In der CSSR, wo man im letzten Jahr bei der Getreide-Ernte mit 1,6 Mio. Tonnen unter den Planzielen geblieben ist, zählt man geradezu ängstlich und panisch jede eingebrachte Tonne. Wenn man nämlich nicht die angepeilten elf Mio. Tonnen Getreide wird einbringen können, so die Zeitung „Rolnicke Noviny”, ”dann muß das weitreichende Konsequenzen für die Balance am Binnenmarkt und für die gesamte wirtschaftliche Situation haben”.
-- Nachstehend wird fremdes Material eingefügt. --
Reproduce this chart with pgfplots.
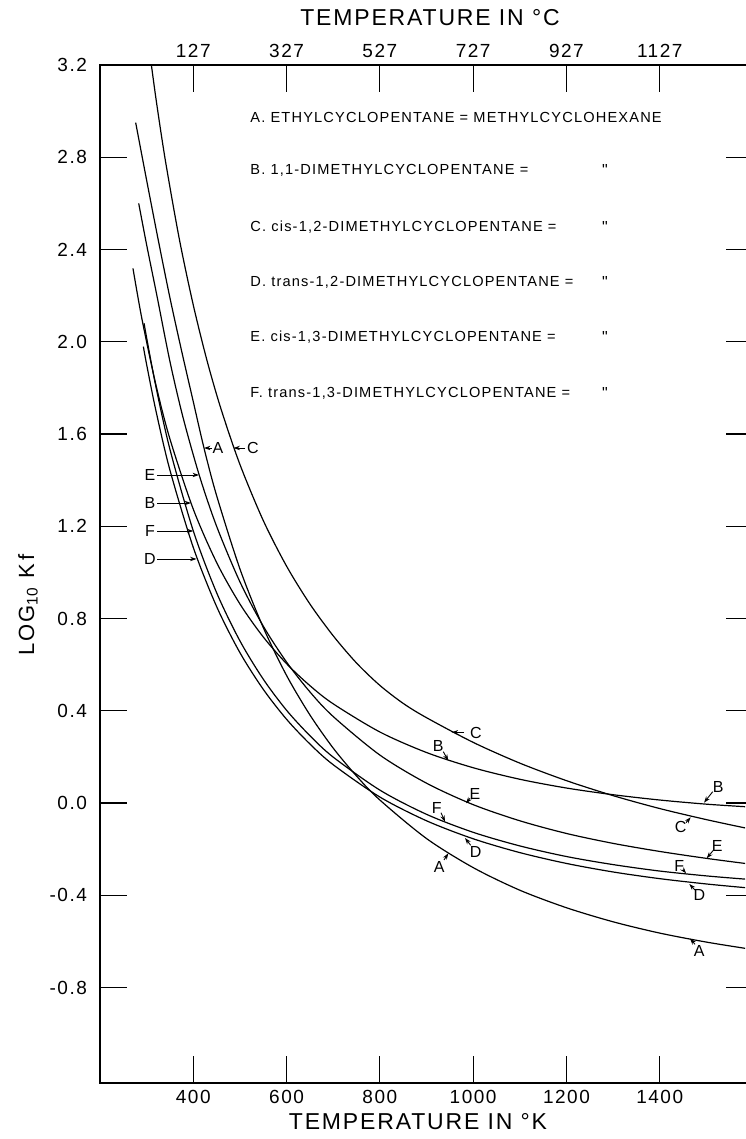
\documentclass[border=0pt]{standalone}
\usepackage{fontspec}
\setmainfont{Liberation Sans}
\newfontfamily\lero{Liberation Sans}[LetterSpace=8]
\usepackage{pgfplots}
\pgfplotsset{compat=1.18}
\usetikzlibrary{arrows.meta}

\pgfplotsset{
  chartbase/.style={
    width=326.5pt,height=509pt,scale only axis,
    xmin=200,xmax=1600,ymin=-1.214,ymax=3.2,
    tick align=inside,major tick length=13.5pt,
    tick style={black,line width=0.6pt},
    axis line style={black,line width=0.9pt},
    tick label style={font=\lero\fontsize{9.5}{11}\selectfont},
    /pgf/number format/assume math mode=true,
  }
}
\tikzset{curve/.style={black,line width=0.6pt,smooth,no markers},
  lab/.style={font=\lero\fontsize{8}{9}\selectfont,inner sep=0pt},
  arr/.style={line width=0.45pt,-{Stealth[length=3.2pt,width=2.2pt]}},
  leg/.style={font=\lero\fontsize{7.3}{9}\selectfont,anchor=west,inner sep=0pt}}

\begin{document}
\begin{tikzpicture}
\begin{axis}[chartbase,
  xtick={400,600,800,1000,1200,1400},
  xticklabels={400,600,800,1000,1200,1400},
  xtick pos=bottom,
  ytick={-0.8,-0.4,0,0.4,0.8,1.2,1.6,2.0,2.4,2.8,3.2},
  yticklabels={-0.8,-0.4,0.0,0.4,0.8,1.2,1.6,2.0,2.4,2.8,3.2},
  ytick pos=both,yticklabel pos=left,
  yticklabel style={xshift=-3pt},
  clip=true]
% A ethylcyclopentane = methylcyclohexane
\addplot[curve] coordinates {(276.5,2.95) (300,2.70) (325,2.44) (350,2.19) (375,1.96) (400,1.74) (423,1.539) (450,1.333) (500,1.015) (550,0.761) (600,0.553) (650,0.382) (700,0.238) (750,0.117) (800,0.013) (900,-0.154) (1000,-0.280) (1100,-0.378) (1200,-0.454) (1300,-0.515) (1400,-0.564) (1500,-0.603) (1583,-0.630)};
% B 1,1-dimethylcyclopentane
\addplot[curve] coordinates {(270.7,2.318) (290,2.098) (320,1.812) (350,1.578) (400,1.274) (450,1.043) (500,0.863) (550,0.720) (600,0.604) (650,0.509) (700,0.430) (800,0.308) (900,0.219) (1000,0.153) (1100,0.103) (1200,0.065) (1300,0.036) (1400,0.013) (1500,-0.005) (1583,-0.016)};
% C cis-1,2
\addplot[curve] coordinates {(305,3.279) (320,3.054) (340,2.788) (370,2.446) (400,2.159) (430,1.914) (460,1.705) (500,1.468) (550,1.225) (600,1.027) (650,0.863) (700,0.725) (750,0.607) (800,0.510) (850,0.432) (900,0.370) (1000,0.263) (1100,0.173) (1200,0.097) (1300,0.032) (1400,-0.024) (1500,-0.072) (1583,-0.108)};
% D trans-1,2
\addplot[curve] coordinates {(293,1.979) (300,1.901) (320,1.700) (350,1.443) (400,1.108) (450,0.852) (500,0.652) (550,0.493) (600,0.363) (650,0.256) (700,0.166) (800,0.026) (900,-0.077) (1000,-0.155) (1100,-0.215) (1200,-0.262) (1300,-0.299) (1400,-0.328) (1500,-0.351) (1583,-0.367)};
% E cis-1,3
\addplot[curve] coordinates {(283,2.60) (300,2.42) (322,2.20) (350,1.914) (378,1.672) (413,1.420) (450,1.200) (500,0.959) (550,0.767) (600,0.611) (650,0.482) (700,0.375) (800,0.208) (900,0.086) (1000,-0.007) (1100,-0.077) (1200,-0.132) (1300,-0.175) (1400,-0.210) (1500,-0.240) (1583,-0.262)};
% F trans-1,3
\addplot[curve] coordinates {(294.5,2.08) (300,2.017) (320,1.804) (350,1.533) (400,1.180) (450,0.912) (500,0.703) (550,0.537) (600,0.402) (650,0.292) (700,0.199) (800,0.056) (900,-0.049) (1000,-0.127) (1100,-0.186) (1200,-0.232) (1300,-0.267) (1400,-0.295) (1500,-0.316) (1583,-0.330)};
\coordinate (NW) at (rel axis cs:0,1);
\end{axis}
\begin{axis}[chartbase,
  axis x line*=top,axis y line=none,
  xtick={400,600,800,1000,1200,1400},
  xticklabels={127,327,527,727,927,1127}]
\end{axis}
% annotations in pixel units of the reference (y downward)
\begin{scope}[shift={(NW)},xshift=-50pt,yshift=32.5pt,x=0.5pt,y=-0.5pt]
\node[font=\lero\fontsize{11.5}{13}\selectfont] at (430,18) {TEMPERATURE IN °C};
\node[font=\lero\fontsize{11.5}{13}\selectfont] at (418,1122) {TEMPERATURE IN °K};
\node[font=\lero\fontsize{11}{13}\selectfont,rotate=90] at (28,605) {LOG\textsubscript{10} K\,f};
% legend
\node[leg] at (250,117) {A.\ ETHYLCYCLOPENTANE = METHYLCYCLOHEXANE};
\node[leg] at (250,170) {B.\ 1,1-DIMETHYLCYCLOPENTANE =};
\node[leg] at (250,227) {C.\ cis-1,2-DIMETHYLCYCLOPENTANE =};
\node[leg] at (250,282) {D.\ trans-1,2-DIMETHYLCYCLOPENTANE =};
\node[leg] at (250,337) {E.\ cis-1,3-DIMETHYLCYCLOPENTANE =};
\node[leg] at (250,393) {F.\ trans-1,3-DIMETHYLCYCLOPENTANE =};
\foreach \yy in {170,227,282,337,393}{\node[lab] at (605,\yy) {"};}
% left labels
\node[lab] at (218,448) {A}; \draw[arr] (212,448) -- (204,448);
\node[lab] at (253,448) {C}; \draw[arr] (245,448) -- (233.5,448);
\node[lab] at (150,475) {E}; \draw[arr] (157,475) -- (199,475);
\node[lab] at (150,503) {B}; \draw[arr] (157,503) -- (191,503);
\node[lab] at (150,531) {F}; \draw[arr] (157,531) -- (193.3,531);
\node[lab] at (150,559) {D}; \draw[arr] (157,559) -- (196.5,559);
% middle labels
\node[lab] at (476,733) {C}; \draw[arr] (464,732.3) -- (451.7,732.3);
\node[lab] at (438.3,746) {B}; \draw[arr] (443.3,751.7) -- (448.3,760.7);
\node[lab] at (475,794.3) {E}; \draw[arr] (470,798.3) -- (466,803.3);
\node[lab] at (436.7,807.7) {F}; \draw[arr] (441,812.7) -- (445,821.7);
\node[lab] at (475.7,852) {D}; \draw[arr] (470.7,845.3) -- (465,838);
\node[lab] at (439.3,866.7) {A}; \draw[arr] (444,860) -- (448.3,853.3);
% right labels
\node[lab] at (718.3,787.3) {B}; \draw[arr] (712.7,791.7) -- (704,802.7);
\node[lab] at (680.7,827.3) {C}; \draw[arr] (686,822.7) -- (690.7,817.3);
\node[lab] at (717.3,846) {E}; \draw[arr] (713.3,850.3) -- (706.7,858.3);
\node[lab] at (679.3,866) {F}; \draw[arr] (683.3,870) -- (686,873.3);
\node[lab] at (699.3,895) {D}; \draw[arr] (695,890) -- (689.3,884);
\node[lab] at (699.3,951) {A}; \draw[arr] (695,944.3) -- (690,938.5);
\coordinate (BB1) at (0,0);
\coordinate (BB2) at (745,1139);
\end{scope}
\pgfresetboundingbox
\path[use as bounding box] (BB1) rectangle (BB2);
\end{tikzpicture}
\end{document}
Der pessimistische Unterton ist leicht erklärt: Die in immer größere Schwierigkeiten trudelnde CSSR-Volkswirtschaft und auch die ideologisch-grundsätzlichen Bedenken der Dogmatiker in der Prager Führung erlauben es nicht, harte Devisen für Getreide-Importe flüssigzumachen.

Schon die Importe der 1,6 Mio. Tonnen im Vorjahr waren groß-teils nur durch den Rückgriff auf Devisen-Reserven möglich. Wenn heuer, wie die USA prognostizieren, wieder um eine Million Tonnen zu wenig geerntet werden wird, werden zunehmende Versorgungsschwierigkeiten und eine Verringerung des Viehbestandes in der CSSR unumgänglich sein.

Rumänien, das im vergangenen Jahr mit 3,7 Mio. Tonnen unter den (ehrgeizig gesetzten) Planzielen bei der Getreideernte blieb, hat seine Massenmedien zwar wiederum mit Frontberichten von der Ernteschlacht „bereichert”, doch fehlen heuer konkrete Prognosen und läßt sich noch kein Gesamtbild gewinnen. Ähnlich wie in Polen geht es aber auch in Rumänien um „Sein oder Nicht-Sein”.

Getreide-Importe sind auf Grund der angespannten Devisen-Situation und Verschuldung nicht möglich, die Lebensmittelknappheit begünstigt politische Gärung.

Im RGW-Bereich können derzeit nur Ungarn und Bulgarien mit ausreichenden Ernten rechnen. Die Magyaren haben gute Chancen, das ehrgeizige Planziel von 14,2 Mio. Tonnen Getreide und Futtermittel heuer zu erreichen (1980 waren es 13,8 Mio. Tonnen gewesen, 1981 12,7 Mio. Tonnen). Damit dürfte der geplante Export von einer Million Tonnen Weizen und Mais sein Scherflein zur Stabilisierung der Außenhandelsbilanz beitragen. Ähnliches gilt für Bulgarien.

Das blockfreie Jugoslawien, das ebenfalls derzeit fast jeden Tag Meldungen, Reportagen und Statistiken über den aktuellen Stand der Ernte verbreitet, scheint nach offiziellen Angaben den für heuer geplanten Ertrag von 15,5 Mio. Tonnen einbringen zu können.

Dies reicht jedoch nicht aus, die — so die Belgrader „Politika” -„Stabilisierung und wirtschaftliche Unabhängigkeit des Landes zu sichern”. Denn erst bei einer Produktion von 20 Mio. Tonnen jährlich würde der inländische Bedarf völlig abgedeckt sein.

Was Jugoslawiens „grünem Plan” und seiner Verwirklichung entgegensteht, hat erst jüngst die Parteiführung in Zagreb festgestellt: Ungenutzte Flächen, nicht zweckmäßige Nutzung, Spekulation, Mißbrauch und unerfüllte Pflichten sowie mangelnde Mechanisierung und Ersatzteilschwierigkeiten.